Learn more about applying for financial aid >>
Winter Quarter Disbursement of Aid and Refunds
Your DU tuition bill is due on December 28th. On that date, your financial aid for winter quarter will disburse to your student account and will pay toward your charges, provided all financial aid requirements are satisfied (which you can verify through webCentral), and you are registered for classes.
If your financial aid is more than the total of your charges, a refund will be generated by the Bursar's Office on Wednesday, January 2nd. If you haven't done so already, we recommend setting up direct deposit to expedite the receipt of your refund. If you have direct deposit, you can expect to see your refund in your bank account on January 3rd.
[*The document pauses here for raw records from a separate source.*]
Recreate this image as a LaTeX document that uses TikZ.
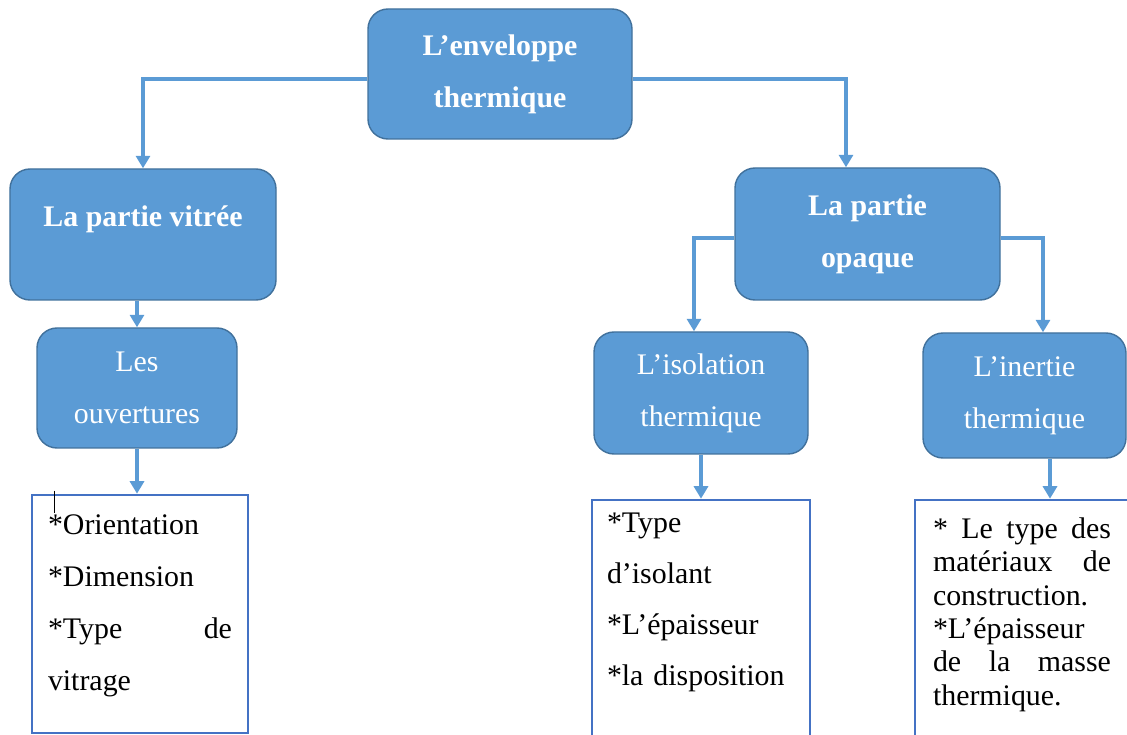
\documentclass[tikz,border=0pt]{standalone}
\usepackage{fontspec}
\setmainfont{Liberation Serif}
\usetikzlibrary{arrows.meta,positioning}
\definecolor{boxblue}{RGB}{91,155,213}
\definecolor{boxedge}{RGB}{65,113,156}
\definecolor{frameblue}{RGB}{68,114,196}

\begin{document}
\begin{tikzpicture}[>={Triangle[width=0.28cm,length=0.25cm]},
  every node/.style={font=\fontsize{17}{29.5}\selectfont},
  bluebox/.style={draw=boxedge,line width=0.8pt,rounded corners=0.4cm,fill=boxblue,text=white,align=center},
  head/.style={bluebox,font=\fontsize{17}{29.5}\selectfont\bfseries},
  listbox/.style={draw=frameblue,line width=1.1pt,align=left},
  link/.style={->,draw=boxblue,line width=1.8pt}]
\useasboundingbox (0,0) rectangle (22.54,-14.7);
% blue boxes
\node[head,minimum width=5.28cm,minimum height=2.6cm] (env) at (10.0,-1.48) {L’enveloppe\\thermique};
\node[head,minimum width=5.32cm,minimum height=2.62cm,text depth=0.75cm] (vit) at (2.86,-4.69) {La partie vitrée};
\node[head,minimum width=5.3cm,minimum height=2.64cm] (opa) at (17.35,-4.68) {La partie\\opaque};
\node[bluebox,minimum width=4.0cm,minimum height=2.4cm] (ouv) at (2.74,-7.76) {Les\\ouvertures};
\node[bluebox,minimum width=4.28cm,minimum height=2.44cm] (iso) at (14.02,-7.86) {L’isolation\\thermique};
\node[bluebox,minimum width=4.06cm,minimum height=2.5cm] (ine) at (20.49,-7.91) {L’inertie\\thermique};
% lists
\node[listbox,below=0.9cm of ouv,xshift=0.06cm,text width=3.68cm,inner xsep=0.32cm,inner ysep=0.4cm,text depth=3.58cm,
  font=\fontsize{17}{29.6}\selectfont] (tvit) {*Orientation\\{}*Dimension\\{}*Type\hfill de\\vitrage};
\node[listbox,below=0.88cm of iso,text width=3.76cm,inner xsep=0.3cm,inner ysep=0.26cm,text depth=4.3cm,
  font=\fontsize{17}{29}\selectfont] (tiso) {*Type\\d’isolant\\{}*L’épaisseur\\{}*la disposition};
\node[listbox,below=0.8cm of ine,xshift=-0.05cm,text width=3.56cm,inner xsep=0.36cm,inner ysep=0.36cm,text depth=4.1cm,
  font=\fontsize{17}{19}\selectfont] (tine) {*\hfill Le\hfill type\hfill des\\matériaux\hfill de\\construction.\\{}*L’épaisseur\\de\hfill la\hfill masse\\thermique.};
\draw[line width=0.6pt] ([xshift=0.47cm,yshift=0.06cm]tvit.north west) -- ++(0,-0.44);
% arrows
\draw[link] ([yshift=-0.1cm]env.west) -| (vit.north);
\draw[link] ([yshift=-0.1cm]env.east) -| ([xshift=-0.43cm]opa.north);
\draw[link] (vit.south -| ouv.north) -- (ouv.north);
\draw[link] (ouv.south) -- (ouv.south |- tvit.north);
\draw[link] ([yshift=-0.08cm]opa.west) -| ([xshift=-0.14cm]iso.north);
\draw[link] ([yshift=-0.08cm]opa.east) -| ([xshift=0.37cm]ine.north);
\draw[link] (iso.south) -- (iso.south |- tiso.north);
\draw[link] ([xshift=0.51cm]ine.south) -- ([xshift=0.51cm]ine.south |- tine.north);
\end{tikzpicture}
\end{document}
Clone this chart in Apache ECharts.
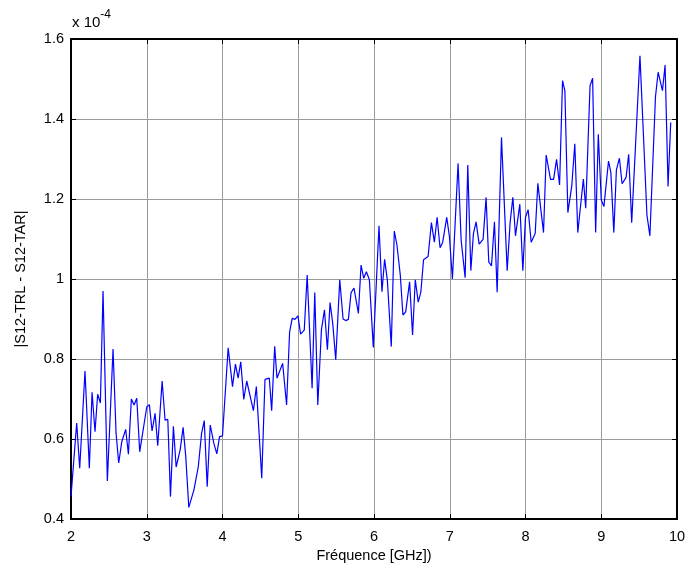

Learn more about billing and disbursement >>
New Scholarship Search Page!
With the winter break comes the perfect time to research and apply for private scholarships--and we have made that task much easier for you with our new scholarship search page!
Through this page you can search for scholarships from both DU and outside organizations. We also have links to other scholarship search sites. Begin your search today to find additional funding that can supplement your financial aid award package!
Q: Are there any tax incentives for students enrolled in higher education?
A: Yes! Tax credits (such as the American Opportunity Credit) and tax deductions (such as the tuition and fees deduction and the student loan interest deduction) can help you with your expenses for higher education.
Learn more about all of the tax benefits for education from the IRS before you file your 2012 taxes!
Financial Aid in the News
Obama's 'Pay as You Earn' Plan for Student Borrowers Becomes Official
November, 1, 2012
"In a package of final regulations being released on Thursday, the Department of Education will formally establish the Obama administration's new 'Pay as You Earn' income-based repayment program, which will help many student-loan borrowers.
Included separately in the package are provisions that will make it easier for disabled borrowers to have their loans forgiven.
Under the existing income-based repayment plan, eligible student-loan borrowers can have their monthly payments capped at 15 percent of their income, and they can generally receive loan forgiveness after 25 years of payments.
In 2010, Congress changed the income-based repayment program so that borrowers would pay less each month (10 percent of discretionary income) and obtain loan forgiveness sooner (after 20 years of payments)."